If the fishermen could be paid in dollars, they would probably prefer that.

And the fact that they'd prefer that to being paid in Rubles or Renminbi is the underlying guarantor of American economic power... which, if it goes away and was replaced by Chinese power in the south china sea, would be catastrophic for the fishermen as well.

Where does the Russian company get its Philippine Peso from?

Russia overall may have exported some stuff to Philippines but it’s a huge country. The specific company would now need to find a way to acquire a highly illiquid currency available in tiny numbers which would be expensive.

Instead, they simply buy dollars which are highly liquid, available in huge numbers, until now absolutely reliable, and accepted by everyone.

Trading in dollars was at the end of the day cheap.

but it's not easy to come by large amounts of Philippine pesos in Russia, cause no-one wants to hold significant amount of foreign currency they can't use for anything else. In some cases it may even be legally problematic.

That's why international trade uses "strong" currencies, which are very liquid: you can generally get USD/EUR and then trade them for anything else with a limited spread.

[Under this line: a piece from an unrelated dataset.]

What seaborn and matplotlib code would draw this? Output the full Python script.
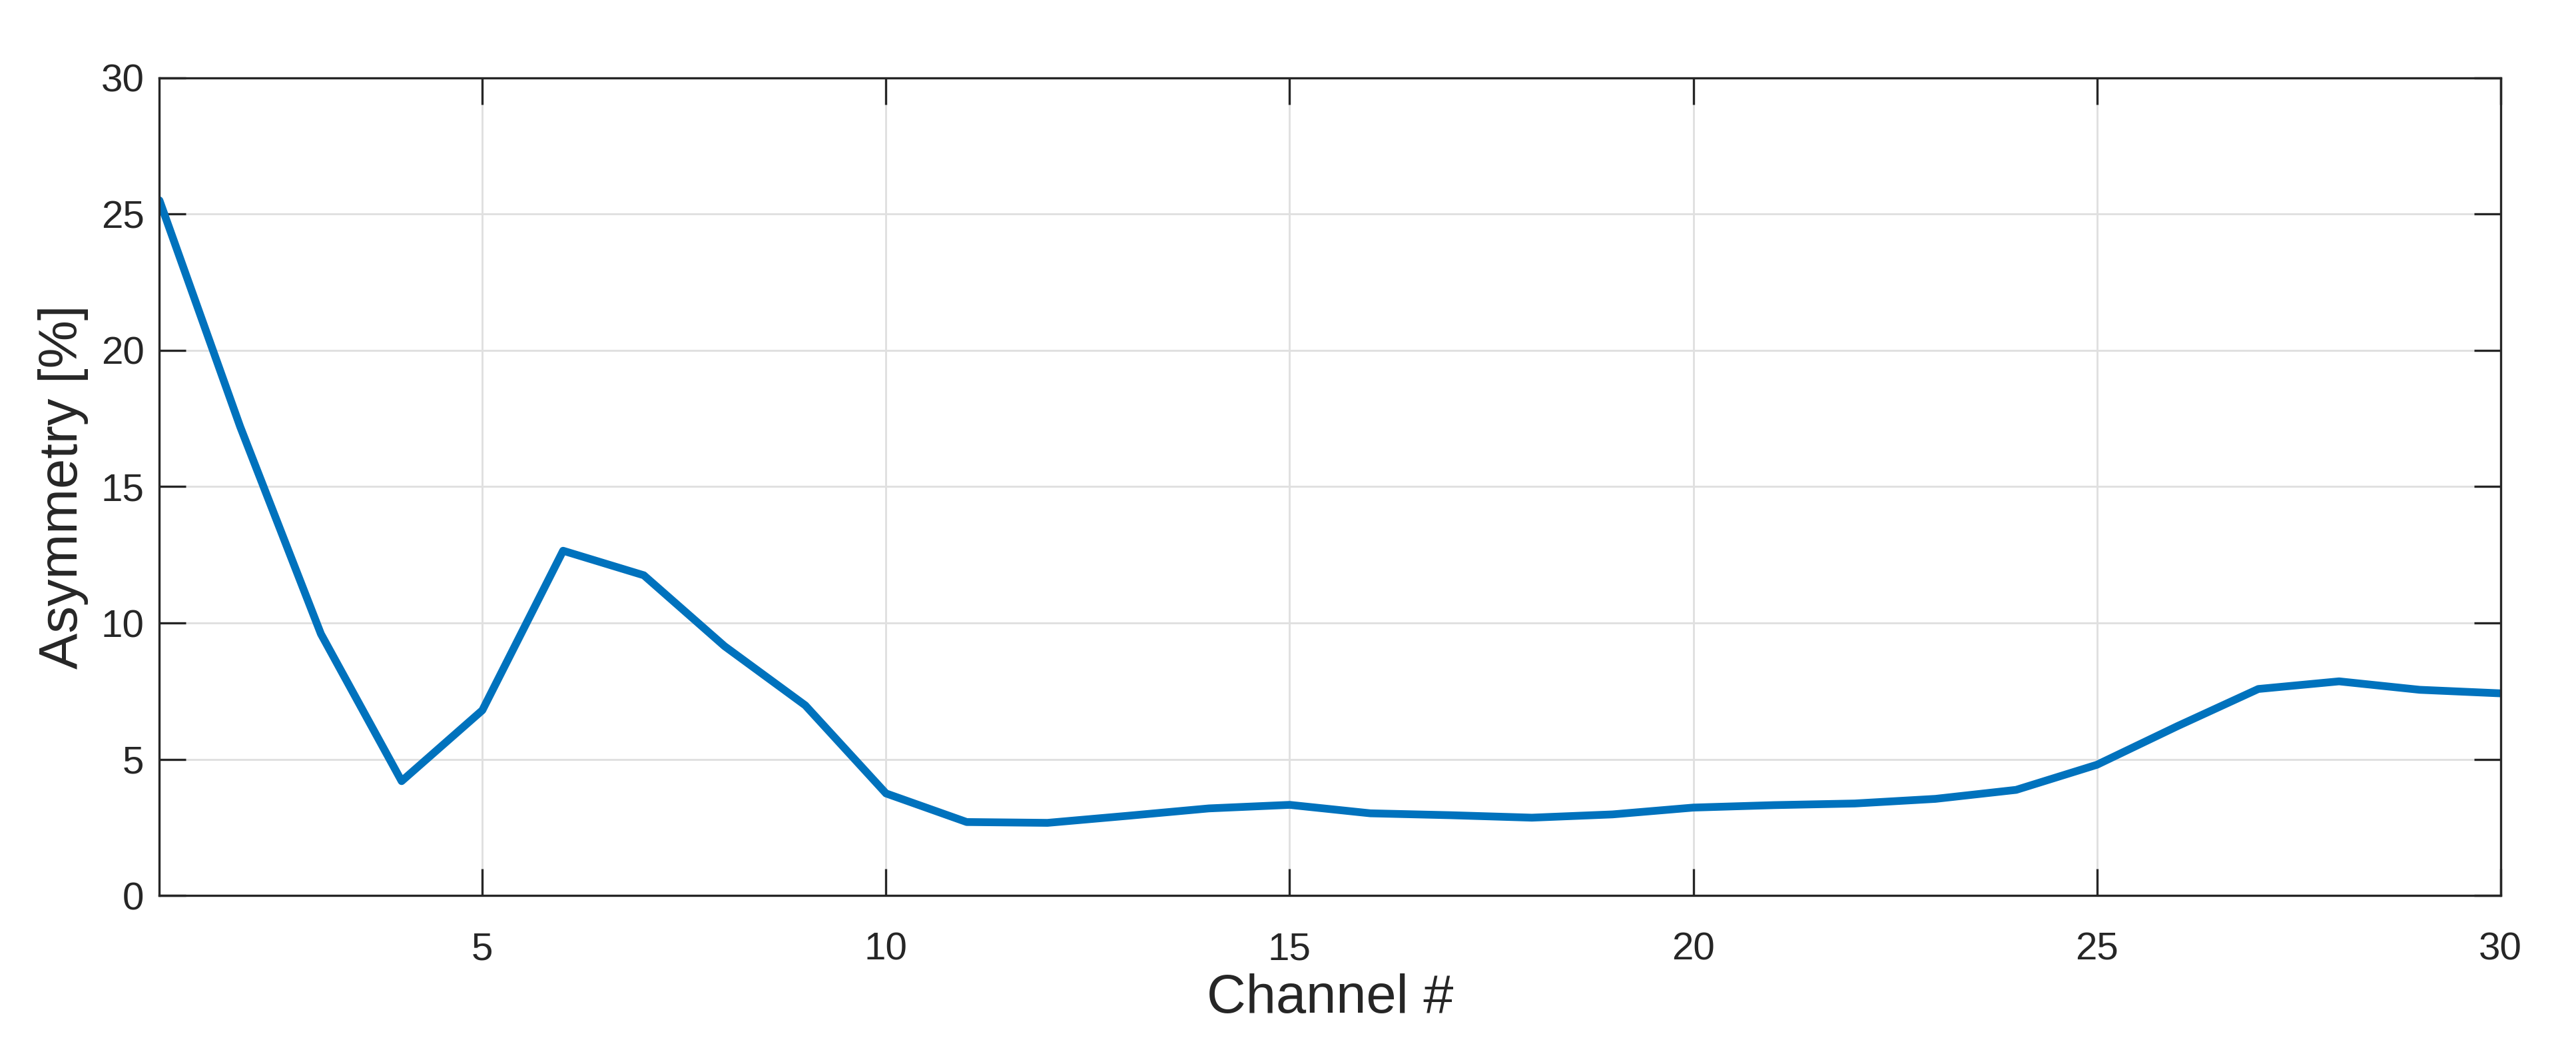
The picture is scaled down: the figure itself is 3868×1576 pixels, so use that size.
import numpy as np
import pandas as pd
import seaborn as sns
import matplotlib.pyplot as plt

channels = list(range(1, 31))
asymmetry = [25.5, 17.2, 9.6, 4.2, 6.8, 12.65, 11.75, 9.15, 6.98, 3.75,
             2.7, 2.67, 2.93, 3.2, 3.33, 3.02, 2.95, 2.86, 2.98, 3.23,
             3.32, 3.38, 3.55, 3.88, 4.8, 6.22, 7.58, 7.86, 7.55, 7.42]

x_ticks = [5, 10, 15, 20, 25, 30]
y_ticks = [0, 5, 10, 15, 20, 25, 30]

df = pd.DataFrame({'channel': channels, 'asym': asymmetry})

sns.set_theme(style="white")
plt.rcParams['font.family'] = ['Liberation Sans', 'DejaVu Sans']

fig = plt.figure(figsize=(3868 / 300, 1576 / 300), dpi=300)
ax = fig.add_axes([0.0619, 0.147, 0.9088, 0.779])

sns.lineplot(data=df, x='channel', y='asym', color='#0072BD', linewidth=2.8, ax=ax)

ax.set_xlim(1, 30)
ax.set_ylim(0, 30)
ax.set_xticks(x_ticks)
ax.set_yticks(y_ticks)
ax.grid(True, color='#e0e0e0', linewidth=0.7)
ax.set_axisbelow(True)

for s in ax.spines.values():
    s.set_color('#262626')
    s.set_linewidth(0.8)
    s.set_visible(True)

ax.tick_params(axis='both', direction='in', length=9.5, width=0.8, color='#262626',
               labelsize=14, labelcolor='#262626', top=True, right=True,
               bottom=True, left=True)
ax.tick_params(axis='x', pad=13)
ax.tick_params(axis='y', pad=5.5)

ax.set_xlabel('Channel #', fontsize=19.5, color='#262626', labelpad=2)
ax.set_ylabel('Asymmetry [%]', fontsize=19.5, color='#262626', labelpad=4.5)

plt.savefig('out.png', dpi=300)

Good luck converting Hungarian forints to Lao kips.

Being cut off from USD is why news of Russia resorting to barter[0][1] have occurred in the news since they got cut off from the US trading system

[0] https://www.newsweek.com/russia-oranges-trade-barter-pakista... [1] https://www.reuters.com/markets/first-russia-china-barter-tr...

I think that is (used to be) higher risk: Internal events could make the peso lose its value, but the dollar was pretty stable?

(Probably it'd be a pretty big fishing company, exporting to a far away nation like that. Not a single person in a small boat)

Edit: I suppose riffraff's sibling answer is better

For this the Russian buyer would have to previously sell something to the Philippines and accept pesos. Why would they accept those pesos if they are not generally accepted elsewhere?